On that chill evening they brought Erin and Thomas back to Hood’s home in Buenavista. On the radio news Bradley heard that the suspect in the slaying of an ATF agent in El Centro and the bombing of the ATF field office in Buenavista was expected to survive his gunshot wounds, apparently self-inflicted.
46
Two days later Bradley and Owens walked along the lily pond at Balboa Park in San Diego, surrounded by the old buildings, stately and ornate. The day was brisk. Bradley pushed the stroller and Owens held his arm and a picnic basket. Thomas’s head, barely visible within the blankets, rocked gently with the motion of his ride. They passed a mime and a juggler and a young man with no arms, playing a guitar with his feet. He was very good. They stopped and watched and Owens tipped him two hundred dollars when the song was over.
Mike rose from the bench and waved when he saw them. Bradley steered the stroller his way. Bradley felt his pulse speed up and he tried to talk it down. Owens had briefed him on the Method, where an actor recalls something from her personal past to help make her acting more convincing in the present. Looking at Finnegan from fifty feet away, Bradley’s first impulse was to draw the sidearm from the crook of his back and riddle the man with bullets. But his purpose now-perhaps the most important in his young life-was not to injure Mike but to deceive him, to convince him of Bradley’s happiness here in this moment. So he pictured the first time he’d seen Erin, onstage and in the lights. .
Mike was dressed in sporty black warm-ups and bright yellow-and-green soccer shoes. He wore gold chains around his neck and a monstrous gold Rolex encrusted with diamonds. Ridiculous, as always, thought Bradley, but he knew by now it was a ruse. Mike swept up Thomas, blankets and all, and smiled down into the newborn’s pink, doubtful face. “Beautiful is not the word,” he said. “The word, to my knowledge, has not yet been invented. My goodness.”
Owens let go of Bradley’s arm and hugged Mike rather stiffly, then returned to Bradley’s side. He gently gathered her against him, smiling at Mike and picturing the first time he’d introduced Erin to his mother.
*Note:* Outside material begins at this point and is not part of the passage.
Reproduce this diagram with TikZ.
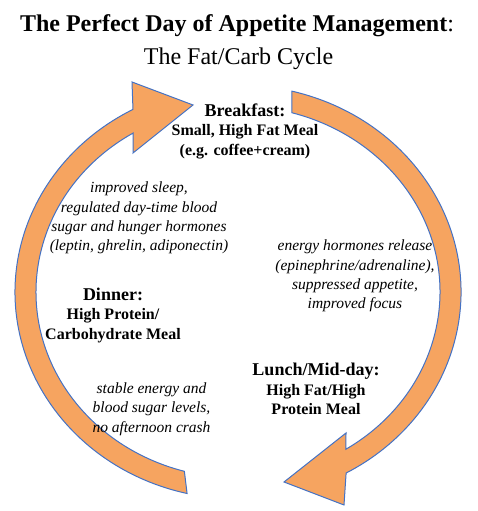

Mike gave him an inquisitive look. “It’s heartening to see two of my favorite people, together. Bradley-it must be nice to be loved for who you are, rather than resented for who you are not.” Then he returned his attention to the baby in his arms.
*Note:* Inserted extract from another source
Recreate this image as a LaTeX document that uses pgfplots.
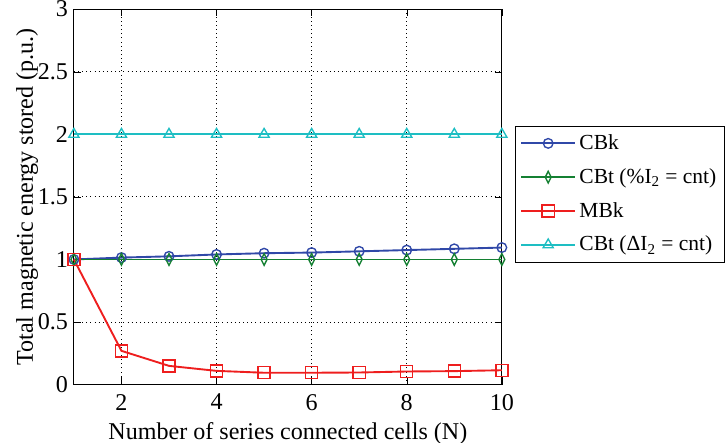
\documentclass[border=0pt]{standalone}
\usepackage{fontspec}
\setmainfont{Liberation Serif}
\usepackage{pgfplots}
\pgfplotsset{compat=1.18}
\definecolor{cbk}{RGB}{48,72,168}
\definecolor{cbt}{RGB}{20,128,50}
\definecolor{mbk}{RGB}{238,30,30}
\definecolor{cbd}{RGB}{30,190,195}
\pgfdeclareplotmark{thindiamond}{%
  \pgfpathmoveto{\pgfqpoint{0pt}{\pgfplotmarksize}}%
  \pgfpathlineto{\pgfqpoint{0.5\pgfplotmarksize}{0pt}}%
  \pgfpathlineto{\pgfqpoint{0pt}{-\pgfplotmarksize}}%
  \pgfpathlineto{\pgfqpoint{-0.5\pgfplotmarksize}{0pt}}%
  \pgfpathclose\pgfusepathqstroke}
\begin{document}
\begin{tikzpicture}
\begin{axis}[
  scale only axis,
  width=249pt, height=218.5pt,
  xmin=1, xmax=10, ymin=0, ymax=3,
  xtick={2,4,6,8,10},
  ytick={0,0.5,1,1.5,2,2.5,3},
  yticklabels={0,0.5,1,1.5,2,2.5,3},
  grid=major,
  major grid style={dotted, black, line width=0.5pt},
  tick align=inside,
  axis line style={black, line width=0.6pt},
  tick style={black},
  /pgf/number format/assume math mode=true,
  xlabel={Number of series connected cells (N)},
  ylabel={Total magnetic energy stored (p.u.)},
  xlabel style={yshift=0pt},
  ylabel style={yshift=-7pt},
  xticklabel style={yshift=-2pt},
  label style={font=\fontsize{14}{16}\selectfont},
  tick label style={font=\fontsize{14}{16}\selectfont},
  legend style={at={(1.03,0.69)}, anchor=north west, draw=black, line width=0.6pt,
    font=\fontsize{12.5}{15}\selectfont, row sep=5.5pt, inner sep=3pt, cells={anchor=west}},
  legend cell align=left,
  legend image code/.code={\draw[mark repeat=2,mark phase=2,#1] plot coordinates {(0cm,0cm) (0.55cm,0cm) (1.1cm,0cm)};},
  every axis plot/.append style={line width=1.1pt},
  clip=false,
]
\addplot[color=cbk, mark=o, mark size=2.8pt, mark options={solid, line width=0.8pt}] coordinates {
(1,1.00) (2,1.015) (3,1.025) (4,1.04) (5,1.05) (6,1.055) (7,1.065) (8,1.075) (9,1.085) (10,1.095)};
\addlegendentry{CBk}
\addplot[color=cbt, mark=thindiamond, mark size=3.4pt, mark options={solid, line width=0.8pt}] coordinates {
(1,1) (2,1) (3,1) (4,1) (5,1) (6,1) (7,1) (8,1) (9,1) (10,1)};
\addlegendentry{CBt (\%I\textsubscript{2} = cnt)}
\addplot[color=mbk, mark=square, mark size=3.5pt, mark options={solid, line width=0.8pt}] coordinates {
(1,1) (2,0.27) (3,0.15) (4,0.11) (5,0.095) (6,0.095) (7,0.097) (8,0.105) (9,0.108) (10,0.115)};
\addlegendentry{MBk}
\addplot[color=cbd, mark=triangle, mark size=3.4pt, mark options={solid, line width=0.8pt}] coordinates {
(1,2) (2,2) (3,2) (4,2) (5,2) (6,2) (7,2) (8,2) (9,2) (10,2)};
\addlegendentry{CBt (ΔI\textsubscript{2} = cnt)}
\end{axis}
\pgfresetboundingbox
\path (-43pt,-33.5pt) rectangle (380pt,223.8pt);
\end{tikzpicture}
\end{document}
Bradley said nothing. He absently stroked Owens’s arm, calling up another pleasant memory, this time of fishing with his little brother in the Valley Center pond. Jordan. He was way over in Hawaii now, living with Ernest, the father of Suzanne’s last child. Bradley had been texting both of his brothers lately. Jordan was so smart he was kind of scary. Kenny was growing up.
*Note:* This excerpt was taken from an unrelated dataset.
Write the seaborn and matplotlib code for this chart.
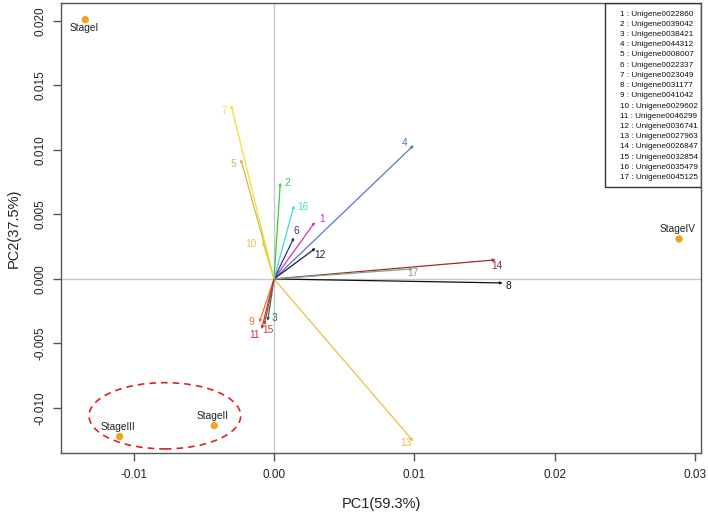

“And you, Owens,” said Mike, glancing up at her with a gleam in his eye. “Something seems to have agreed with you. You look more lovely than ever. And that is saying quite a lot. I’ve always loved that dress, as you know.” The dress was a simple sleeveless shift that fell just above the knee, a white background with red chilies and green leaves. Her espadrilles were red and her bracelets were miniaturized, brightly enameled pieces of fruit.
Bradley heard the breath catch in her throat. “I loved you, Mike,” she said softly. “I always will.”
“Oh, out with the old and in with the new, Owens! You are doing a good thing. Bradley, have you told Erin?”
“Are you kidding? It’s going to be a while. Right now, it would just infuriate her more and she’d try to run off with Thomas.”
“We can’t have that.”
“I won’t let her take him,” said Bradley, recalling his first sight of the man who’d shot and killed his mother. Such anger he’d felt then. And later, cold revenge. He felt it again. Hear it, Mike-my anger at Erin.